Cuidar a la gente confinada y a quienes trabajan fuera

En el plazo inmediato, esto exige proteger tanto a las personas confinadas como a las que deben trabajar fuera de casa. Por más importantes que sean los confinamientos para evitar la saturación de servicios médicos, es difícil obligar a todo el mundo a recluirse cuando el punto de partida es una desigualdad social estructural en la que no todos están en iguales condiciones de hacerlo. Basta con mirar a grandes países como la India o México, pero también ciudades Lesbos y otras de Europa, para advertir la dimensión de la tragedia.

Si se tiene vivienda digna e ingresos asegurados, un confinamiento largo puede ser difícil pero llevadero. Si se vive en condiciones de hacinamiento o no se tiene empleo, confinarse puede implicar exponer a los propios a otras enfermedades, no poder pagar un alquiler o sencillamente no poder alimentar a los hijos. Por eso es urgente que se refuercen los servicios de atención domiciliaria –algo a lo que ciudades como Barcelona, Cádiz, Valencia o Bilbao están volcando ingentes recursos– o que se introduzcan rentas básicas de emergencia, como la que la oposición acaba de arrancar a Bolsonaro en Brasil. Y por eso urge, también, que se pongan límites claros a los despidos, como está planteando el gobierno PSOE-UP, o que se suspenda el pago de hipotecas y alquileres para familias vulnerables y comercios, algo que obliga a asumir el conflicto con la banca y los grandes tenedores.

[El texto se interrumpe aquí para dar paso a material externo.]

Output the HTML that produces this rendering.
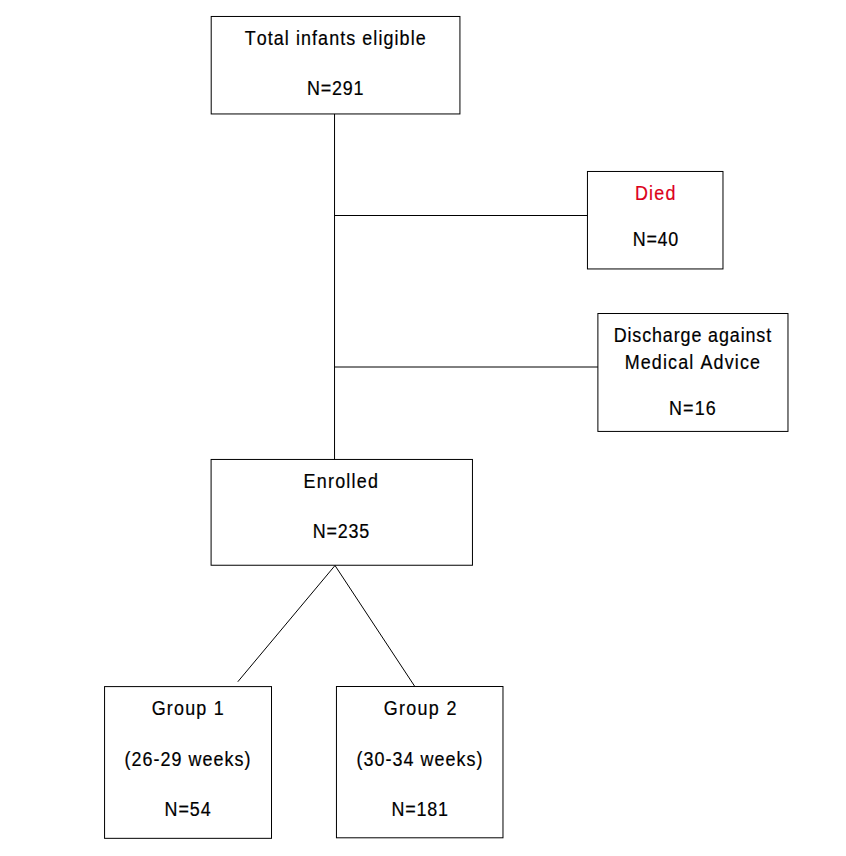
<!DOCTYPE html><html><head><meta charset="utf-8"><style>html,body{margin:0;padding:0;background:#fff;width:846px;height:856px;overflow:hidden}svg{display:block}text{font-family:"Liberation Sans",sans-serif;font-kerning:none}</style></head><body>
<svg width="846" height="856" viewBox="0 0 846 856">
<rect x="0" y="0" width="846" height="856" fill="#fff"/>
<g fill="none" stroke="#000" stroke-width="1">
<rect x="211.2" y="16.47" width="248.73" height="97.48"/>
<rect x="587.45" y="171.47" width="135.53" height="97.48"/>
<rect x="597.89" y="313.51" width="190.09" height="117.91"/>
<rect x="211.09" y="459.45" width="261.36" height="105.79"/>
<rect x="104.56" y="686.6" width="166.95" height="151.73"/>
<rect x="336.45" y="686.51" width="166.53" height="151.29"/>
<line x1="334.54" y1="113.95" x2="334.54" y2="459.45"/>
<line x1="334.54" y1="215.51" x2="587.45" y2="215.51"/>
<line x1="334.54" y1="367.0" x2="597.89" y2="367.0"/>
<line x1="335.0" y1="565.5" x2="237.8" y2="681.75"/>
<line x1="335.0" y1="565.5" x2="414.7" y2="686.3"/>
</g>
<text transform="translate(244.64,44.50) scale(0.92,1)" x="0" y="0" font-size="19.5" fill="#000" stroke="#000" stroke-width="0.2" textLength="196.82" lengthAdjust="spacing">Total infants eligible</text>
<text transform="translate(307.01,94.90) scale(0.92,1)" x="0" y="0" font-size="19.5" fill="#000" stroke="#000" stroke-width="0.2" textLength="61.28" lengthAdjust="spacing">N=291</text>
<text transform="translate(634.97,199.70) scale(0.92,1)" x="0" y="0" font-size="19.5" fill="#dc0018" stroke="#dc0018" stroke-width="0.2" textLength="43.92" lengthAdjust="spacing">Died</text>
<text transform="translate(632.80,245.90) scale(0.92,1)" x="0" y="0" font-size="19.5" fill="#000" stroke="#000" stroke-width="0.2" textLength="49.33" lengthAdjust="spacing">N=40</text>
<text transform="translate(613.65,341.70) scale(0.92,1)" x="0" y="0" font-size="19.5" fill="#000" stroke="#000" stroke-width="0.2" textLength="171.24" lengthAdjust="spacing">Discharge against</text>
<text transform="translate(624.66,368.80) scale(0.92,1)" x="0" y="0" font-size="19.5" fill="#000" stroke="#000" stroke-width="0.2" textLength="147.08" lengthAdjust="spacing">Medical Advice</text>
<text transform="translate(668.93,414.80) scale(0.92,1)" x="0" y="0" font-size="19.5" fill="#000" stroke="#000" stroke-width="0.2" textLength="50.99" lengthAdjust="spacing">N=16</text>
<text transform="translate(303.61,487.90) scale(0.92,1)" x="0" y="0" font-size="19.5" fill="#000" stroke="#000" stroke-width="0.2" textLength="80.84" lengthAdjust="spacing">Enrolled</text>
<text transform="translate(312.79,537.90) scale(0.92,1)" x="0" y="0" font-size="19.5" fill="#000" stroke="#000" stroke-width="0.2" textLength="61.26" lengthAdjust="spacing">N=235</text>
<text transform="translate(151.68,714.50) scale(0.92,1)" x="0" y="0" font-size="19.5" fill="#000" stroke="#000" stroke-width="0.2" textLength="78.23" lengthAdjust="spacing">Group 1</text>
<text transform="translate(124.62,766.30) scale(0.92,1)" x="0" y="0" font-size="19.5" fill="#000" stroke="#000" stroke-width="0.2" textLength="136.73" lengthAdjust="spacing">(26-29 weeks)</text>
<text transform="translate(164.51,815.90) scale(0.92,1)" x="0" y="0" font-size="19.5" fill="#000" stroke="#000" stroke-width="0.2" textLength="50.14" lengthAdjust="spacing">N=54</text>
<text transform="translate(383.63,714.50) scale(0.92,1)" x="0" y="0" font-size="19.5" fill="#000" stroke="#000" stroke-width="0.2" textLength="79.18" lengthAdjust="spacing">Group 2</text>
<text transform="translate(356.45,766.30) scale(0.92,1)" x="0" y="0" font-size="19.5" fill="#000" stroke="#000" stroke-width="0.2" textLength="136.85" lengthAdjust="spacing">(30-34 weeks)</text>
<text transform="translate(391.53,815.90) scale(0.92,1)" x="0" y="0" font-size="19.5" fill="#000" stroke="#000" stroke-width="0.2" textLength="61.23" lengthAdjust="spacing">N=181</text>
</svg></body></html>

Y lo mismo ocurre en la economía que sigue funcionando fuera de las casas. Una economía sana dispuesta a velar por quienes se confinan, no puede dejar desprotegidas a sus pequeñas y medianas empresas, a las cooperativas, al mundo de la cultura, a las residencias de ancianos, y desde luego, a quienes realizan trabajos esenciales en términos socio-sanitarios. De poco sirve aplaudir a limpiadoras, médicas, enfermeras, cajeras de supermercado, o cuidadoras de personas mayores, si luego no se protegen, con la misma determinación, sus derechos laborales, sus turnos de trabajo y su salud.

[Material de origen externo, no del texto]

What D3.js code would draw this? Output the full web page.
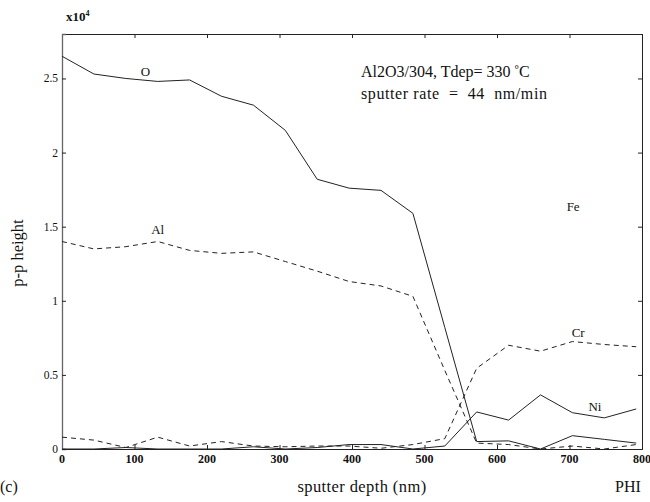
<!DOCTYPE html>
<html>
<head>
<meta charset="utf-8">
<script src="https://cdn.jsdelivr.net/npm/d3@7"></script>
<style>
  html, body { margin: 0; padding: 0; background: #fff; }
  svg { display: block; }
  text { font-family: "Liberation Serif", "DejaVu Serif", serif; fill: #111; white-space: pre; }
</style>
</head>
<body>
<svg id="chart" width="650" height="502"></svg>
<script>
// Sputter depth (nm) of each AES measurement
const depth = [0, 44, 88, 132, 176, 220, 264, 308, 352, 396, 440, 484, 528, 572, 616, 660, 704, 748, 792];

// Peak-to-peak heights, in units of 10^4
const oxygen   = [2.65, 2.53, 2.50, 2.48, 2.49, 2.38, 2.32, 2.15, 1.82, 1.76, 1.745, 1.59, 0.82, 0.05, 0.055, 0.0, 0.09, 0.065, 0.04];
const aluminum = [1.40, 1.35, 1.365, 1.40, 1.34, 1.32, 1.33, 1.265, 1.20, 1.13, 1.10, 1.03, 0.53, 0.04, 0.03, 0.0, 0.02, 0.0, 0.03];
const chromium = [0.08, 0.06, 0.01, 0.08, 0.02, 0.05, 0.02, 0.015, 0.02, 0.02, 0.005, 0.03, 0.07, 0.545, 0.70, 0.66, 0.725, 0.705, 0.69];
const nickel   = [0.0, 0.0, 0.01, 0.0, 0.0, 0.0, 0.015, 0.0, 0.01, 0.03, 0.03, 0.0, 0.02, 0.25, 0.195, 0.365, 0.245, 0.21, 0.27];

const xTicks = [0, 100, 200, 300, 400, 500, 600, 700, 800];
const yTicks = [0, 0.5, 1, 1.5, 2, 2.5];

const series = [
  { name: "O",  values: oxygen,   dashed: false, label: [115, 2.52] },
  { name: "Al", values: aluminum, dashed: true,  label: [132, 1.45] },
  { name: "Cr", values: chromium, dashed: true,  label: [712, 0.755] },
  { name: "Ni", values: nickel,   dashed: false, label: [735, 0.255] }
];
// Fe is marked by its label only
const extraLabels = [{ name: "Fe", at: [705, 1.605] }];

const svg = d3.select("#chart");
const plot = { left: 62, right: 642, top: 34, bottom: 449 };

const x = d3.scaleLinear().domain([0, 800]).range([plot.left, plot.right]);
const y = d3.scaleLinear().domain([0, 2.8]).range([plot.bottom, plot.top]);

// Frame with inward ticks on all four sides
const fmtY = d => d === 0 ? "0" : d3.format("")(d);
svg.append("g")
  .attr("transform", `translate(0,${plot.bottom})`)
  .call(d3.axisTop(x).tickValues(xTicks).tickSize(4).tickFormat(""))
  .call(g => g.select(".domain").attr("stroke", "#222"));
svg.append("g")
  .attr("transform", `translate(0,${plot.top})`)
  .call(d3.axisBottom(x).tickValues(xTicks).tickSize(4).tickFormat(""))
  .call(g => g.select(".domain").attr("stroke", "#222"));
svg.append("g")
  .attr("transform", `translate(${plot.left},0)`)
  .call(d3.axisRight(y).tickValues(yTicks).tickSize(4).tickFormat(""))
  .call(g => g.select(".domain").attr("stroke", "#666").attr("stroke-width", 1.3));
svg.append("g")
  .attr("transform", `translate(${plot.right},0)`)
  .call(d3.axisLeft(y).tickValues(yTicks).tickSize(4).tickFormat(""))
  .call(g => g.select(".domain").attr("stroke", "#222"));
svg.selectAll(".tick line").attr("stroke", "#222");

// Tick labels
svg.append("g").selectAll("text").data(xTicks).join("text")
  .attr("x", d => x(d)).attr("y", plot.bottom + 14)
  .attr("text-anchor", "middle")
  .style("font-size", "12px").style("font-weight", "bold")
  .text(d => d);
svg.append("g").selectAll("text").data(yTicks).join("text")
  .attr("x", plot.left - 4).attr("y", d => y(d) + 4)
  .attr("text-anchor", "end")
  .style("font-size", "11.5px")
  .text(fmtY);

// Multiplier above the y axis
const mult = svg.append("text").attr("x", 66).attr("y", 21)
  .style("font-size", "13px").style("font-weight", "bold");
mult.append("tspan").text("x10");
mult.append("tspan").attr("dy", -5).style("font-size", "8px").text("4");

// Axis titles
svg.append("text")
  .attr("transform", `translate(23,253) rotate(-90)`)
  .attr("text-anchor", "middle")
  .style("font-size", "16.5px")
  .text("p-p height");
svg.append("text")
  .attr("x", 362).attr("y", 492)
  .attr("text-anchor", "middle")
  .style("font-size", "16.5px")
  .style("letter-spacing", "0.4px")
  .text("sputter depth (nm)");
svg.append("text").attr("x", 615).attr("y", 492).style("font-size", "16px").text("PHI");
svg.append("text").attr("x", 0).attr("y", 492).style("font-size", "16px").text("(c)");

// Run conditions
const info = svg.append("text").attr("x", 361).attr("y", 77).style("font-size", "16px");
info.append("tspan").text("Al2O3/304, Tdep= 330 ");
info.append("tspan").attr("dy", -4).style("font-size", "11px").style("font-weight", "bold").text("°");
info.append("tspan").attr("dy", 4).text("C");
svg.append("text").attr("x", 361).attr("y", 99).style("font-size", "16px")
  .style("letter-spacing", "0.6px")
  .text("sputter rate  =  44  nm/min");

// Depth profiles
const line = d3.line().x(d => x(d[0])).y(d => y(d[1]));
svg.append("g").selectAll("path").data(series).join("path")
  .attr("d", s => line(depth.map((dv, i) => [dv, s.values[i]])))
  .attr("fill", "none")
  .attr("stroke", "#222")
  .attr("stroke-width", 1)
  .attr("stroke-dasharray", s => s.dashed ? "5,4" : null);

// Element labels
svg.append("g").selectAll("text").data(series.map(s => ({ name: s.name, at: s.label })).concat(extraLabels)).join("text")
  .attr("x", d => x(d.at[0])).attr("y", d => y(d.at[1]))
  .attr("text-anchor", "middle")
  .style("font-size", "13px")
  .text(d => d.name);
</script>
</body>
</html>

La cuestión de fondo: ¿y esto quién lo paga?

Claro que esto tiene un coste, y la obligación de los poderes públicos –de todos ellos– es que no lo paguen los de siempre. En Europa, la propia Unión se está jugando su credibilidad y su supervivencia en ello. Es todo un síntoma que –a diferencia de lo que ocurrió con la crisis griega- Portugal, España e Italia estén cuestionando juntos las mezquinas resistencias de Holanda y Alemania a emitir coronabonos y a facilitar a los países del Sur un financiamiento no condicionado por especuladores y buitres. Y es todo un síntoma, también, que una parte creciente de la ciudadanía comience a preguntarse por qué sus gobiernos no son fiscalmente más exigentes con las grandes fortunas y con los grandes rentistas que fueron rescatados en innumerables ocasiones y no han devuelto aquel esfuerzo a la sociedad.

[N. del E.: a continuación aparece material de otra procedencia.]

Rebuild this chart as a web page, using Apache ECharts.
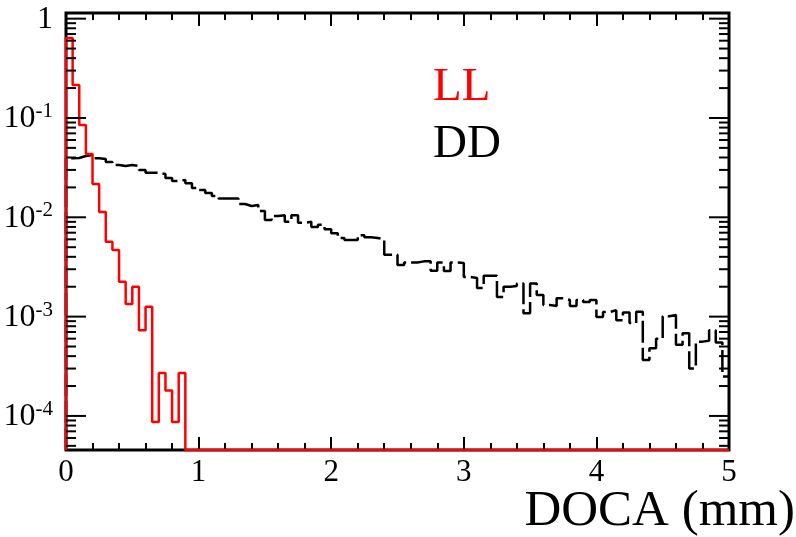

Obviamente, que la crisis no sirva para apuntalar aún más la economía de casino que se ha impuesto en las últimas décadas, también depende de la capacidad de organización de la ciudadanía y de la gente que vive de su trabajo. Esto no es sencillo en un contexto de aislamiento, pero el desafío es ineludible: organizarse, crear espacios de ayuda mutua, enredarse más allá de las fronteras físicas, para que los anhelos que hoy resuenan en los balcones se abran camino a pesar de la pandemia. La lucha contra el COVID-19 no puede concebirse como una empresa belicista. Lo que hace falta no es matar a nadie ni militarizar la vida cotidiana, sino aprovechar esta inédita situación de vulnerabilidad compartida para construir colectivamente una economía que cuide, que proteja y que salve la vida.